10/06/2015 08:07 EDT | Updated 10/06/2016 05:12 EDT

This Election Is Not About Change - It's About Trust


October 14th of this year is my birthday -- and five days later, a less important national event will also be occurring -- our 42nd Canadian Federal election. Elections are charming things -- almost religious -- as they seem to involve the invocation of a kind of faith that the media and many in the political class appear to have in ordinary voters.

Faith: the belief in something based on spiritual apprehension rather than proof.

For example, it appears to be an article of faith that voters pay any attention whatsoever to local candidates -- and a related article of faith, that "star candidates" have star power. Stars, in a galactic sense, are an interesting phenomenon, as the light we see from them was emitted long ago. For all we know, the star whose light we are observing died before we were born -- it's light merely an illusion of its current health.

The Orange wave that swept the NDP into power during our last federal election occurred with virtually no one knowing who their local NDP candidates were (a great favour to the NDP, who could have ran a slate of Cats, Dogs and Ponies in that election and I suspect, won regardless). "Star candidates" are useful only when they are a bigger "star" in a riding than the leader of their party -- and infrequently indeed, does this occur.

Our current election sees once more a plethora of "Star candidates" that normal Canadians know nothing about -- and their victory or defeat will have nothing to do with the very little light that these stars emit. The reality is that most people cannot name their local Member of Parliament and were they to meet, would forget their name within 20 minutes as most are as charismatic as a wine cork -- but lacking the pleasure that comes with pulling a wine cork, as you know you will in short order be drinking wine.

It also appears to be an article of faith that Canadian voters care deeply about "issues", "issues" like "controversial" legislation. In few places has this this article of faith been repeated as fervently as with discussion over Bill C-51 (the Anti-Terrorism Act) or Bill C- 24 (the Canadian Citizenship Act). The former is purportedly an election issue because it restricts our privacy rights while the latter is an issue because it strips some people of Canadian Citizenship (in the interest of brevity, these are petty synopses). Both of these pieces of legislation are important and involve weighty issues -- certainly, but are they affecting voting patterns in a meaningful way?

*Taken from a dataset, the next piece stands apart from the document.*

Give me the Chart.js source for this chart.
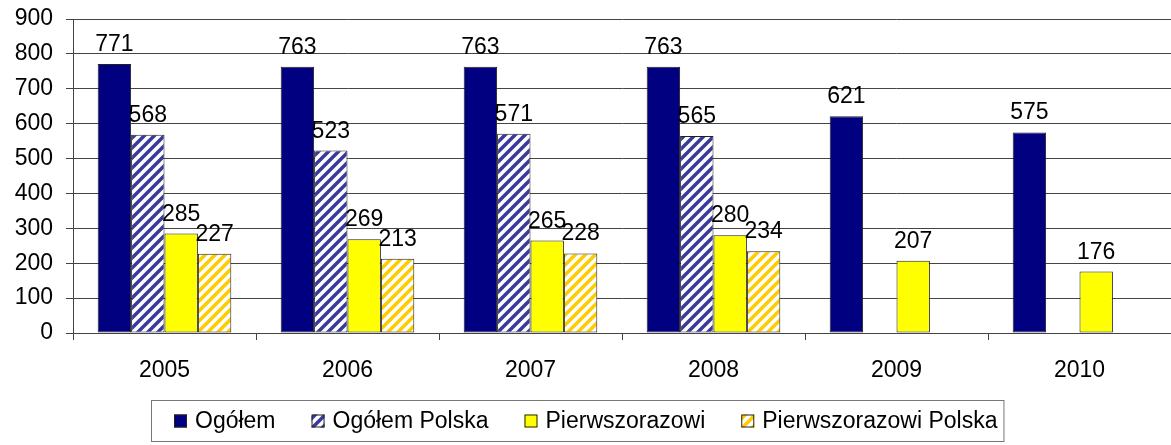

No -- people who were planning on voting for Stephen Harper will not refrain from doing so because of this legislation and the shift between NDP and Liberal voters was bound to occur regardless of this issue's introduction. Outside the concentric circles of voters who are not quite average yet forever perceive themselves as being so, most Canadians have only the most vague (at best) idea what Bill C-51 or Bill C-24 are about, and if put to the question could not accurately repeat a single provision of either. Sure -- they may have an opinion on either Bill, but their opinion will be based on vagaries and general impressions, couched largely in their preconceived notions of each federal leader and their political inclinations.

Canadians will be voting locally based on whom they want to be Prime Minister. "Policies" are largely irrelevant, despite what a mistaken IPSOS poll suggests (of course those asked if they are voting based on "personality" or "issues" will say the latter as the former is embarrassing and many are oblivious to the role their perception of the personality of each leader has affected their acceptance of important facts).

Psychology in times such as ours cannot be overridden: there is no war in which our men and women are being drafted; there is no great economic depression (though we may be in recession) -- and in such times, personality politics will dominate. This election is not about change -- this election is about trust. Who do Canadians trust to shepherd our country though what may be a coming turbulence? The answer to that question, for most Canadians, will determine with whom they vote. See you at the polls -- wish me a belated happy birthday.